Data streams must deliver sequenced information in real time, and must be consistent and highly available. The amount of raw data in a stream can surge rapidly. Streams need to prioritize proper data sequencing, data consistency, and availability, even during times of high activity. Streams also must be designed for durability in the event of a partial system failure.

Across a distributed hybrid cloud environment, a streaming data cluster demands special considerations. Apache Kafka data brokers are stateful and must be preserved in the event of a restart. Scaling requires careful orchestration to make sure messaging services behave as expected and no records are lost.

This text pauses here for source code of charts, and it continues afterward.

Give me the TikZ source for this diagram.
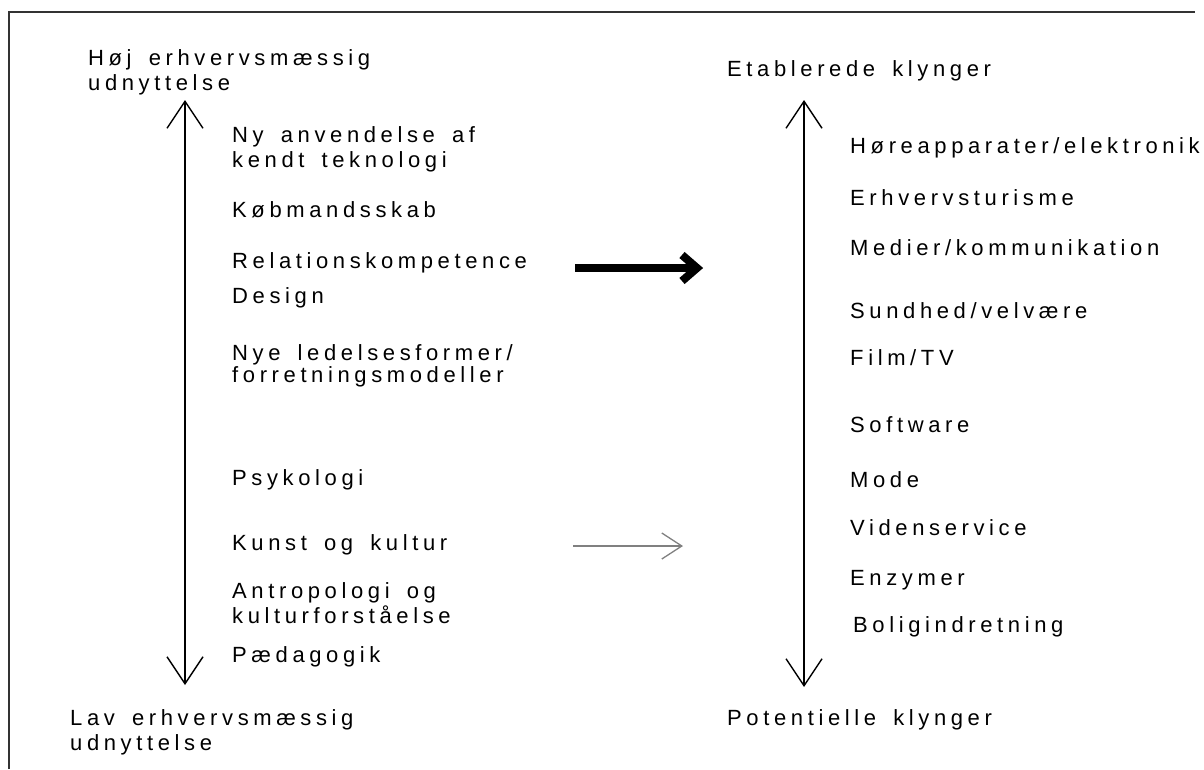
\documentclass[tikz,border=0pt]{standalone}
\usepackage{fontspec}
\setmainfont{Liberation Sans}[LetterSpace=21,WordSpace=1.6]
\usetikzlibrary{arrows.meta}
\definecolor{framegray}{HTML}{333333}
\definecolor{lightarrow}{HTML}{808080}
\begin{document}
\begin{tikzpicture}[x=1pt,y=-1pt,
  lbl/.style={anchor=base west, inner sep=0pt, font=\fontsize{22}{25}\selectfont},
  framestyle/.style={draw=framegray, line width=1.5pt},
  axisline/.style={line width=1.4pt, {Straight Barb[length=27pt,width=36pt]}-{Straight Barb[length=27pt,width=36pt]}},
  boldline/.style={line width=8pt, line join=miter},
  thinarrow/.style={draw=lightarrow, line width=1.3pt, -{Straight Barb[length=20pt,width=26pt]}}
]
\useasboundingbox (0,0) rectangle (1204,769);
% frame
\draw[framestyle] (9,769) -- (9,12) -- (1195,12);

% left axis labels
\node[lbl] (hoj1) at (88,65) {Høj erhvervsmæssig};
\node[lbl] (hoj2) at (88,90) {udnyttelse};
\node[lbl] (lav1) at (70,725) {Lav erhvervsmæssig};
\node[lbl] (lav2) at (70,750) {udnyttelse};

% left items
\node[lbl] (ny1) at (232,142) {Ny anvendelse af};
\node[lbl] (ny2) at (232,167) {kendt teknologi};
\node[lbl] (kob) at (232,217) {Købmandsskab};
\node[lbl] (rel) at (232,268) {Relationskompetence};
\node[lbl] (des) at (232,303) {Design};
\node[lbl] (nye1) at (232,360) {Nye ledelsesformer/};
\node[lbl] (nye2) at (232,382) {forretningsmodeller};
\node[lbl] (psy) at (232,485) {Psykologi};
\node[lbl] (kun) at (232,550) {Kunst og kultur};
\node[lbl] (ant1) at (232,598) {Antropologi og};
\node[lbl] (ant2) at (232,623) {kulturforståelse};
\node[lbl] (paed) at (232,662) {Pædagogik};

% right axis labels
\node[lbl] (etab) at (727,76) {Etablerede klynger};
\node[lbl] (pot) at (727,725) {Potentielle klynger};

% right items
\node[lbl] (hor) at (850,153) {Høreapparater/elektronik};
\node[lbl] (erh) at (850,205) {Erhvervsturisme};
\node[lbl] (med) at (850,255) {Medier/kommunikation};
\node[lbl] (sun) at (850,318) {Sundhed/velvære};
\node[lbl] (fil) at (850,365) {Film/TV};
\node[lbl] (sof) at (850,432) {Software};
\node[lbl] (mod) at (850,487) {Mode};
\node[lbl] (vid) at (850,535) {Videnservice};
\node[lbl] (enz) at (850,585) {Enzymer};
\node[lbl] (bol) at (853,632) {Boligindretning};

% axes
\coordinate (lt) at (185,100);
\coordinate (lb) at (185,685);
\coordinate (rt) at (804,100);
\coordinate (rb) at (804,687);
\draw[axisline] (lb) -- (lt);
\draw[axisline] (rb) -- (rt);

% bold arrow
\coordinate (ks) at (575,268);
\coordinate (ke) at (697,268);
\draw[boldline] (ks) -- ([xshift=-3pt]ke);
\draw[boldline] ([xshift=-15pt,yshift=13pt]ke) -- (ke) -- ([xshift=-15pt,yshift=-13pt]ke);

% thin gray arrow
\coordinate (gs) at (573,546);
\coordinate (ge) at (683,546);
\draw[thinarrow] (gs) -- (ge);
\end{tikzpicture}
\end{document}
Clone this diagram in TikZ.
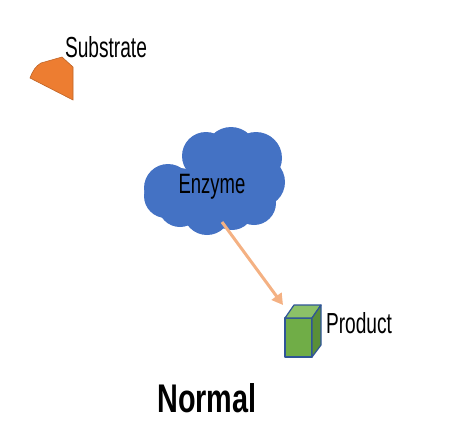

These challenges are why many Apache Kafka users opt for a managed cloud service, in which infrastructure and system management is offloaded to a service provider.

Some of the benefits realized from using a Kafka service include:

  • Infrastructure management is taken care of, so teams can instead focus on app development and other core competencies.
  • Faster application velocity, as teams can begin developing immediately and implement new technology quickly.
  • A large ecosystem of additional cloud services, which can also simplify the delivery of stream-based applications.
  • Connectors that link Kafka brokers to distributed services, making it easy to consume and share streaming data between applications and systems.
  • Consumption-based pricing, allowing customers to pay for what they need when they need it.

And when run on a managed Kubernetes platform, Apache Kafka clusters can span across on-site and public, private, or hybrid clouds, and use different operating systems.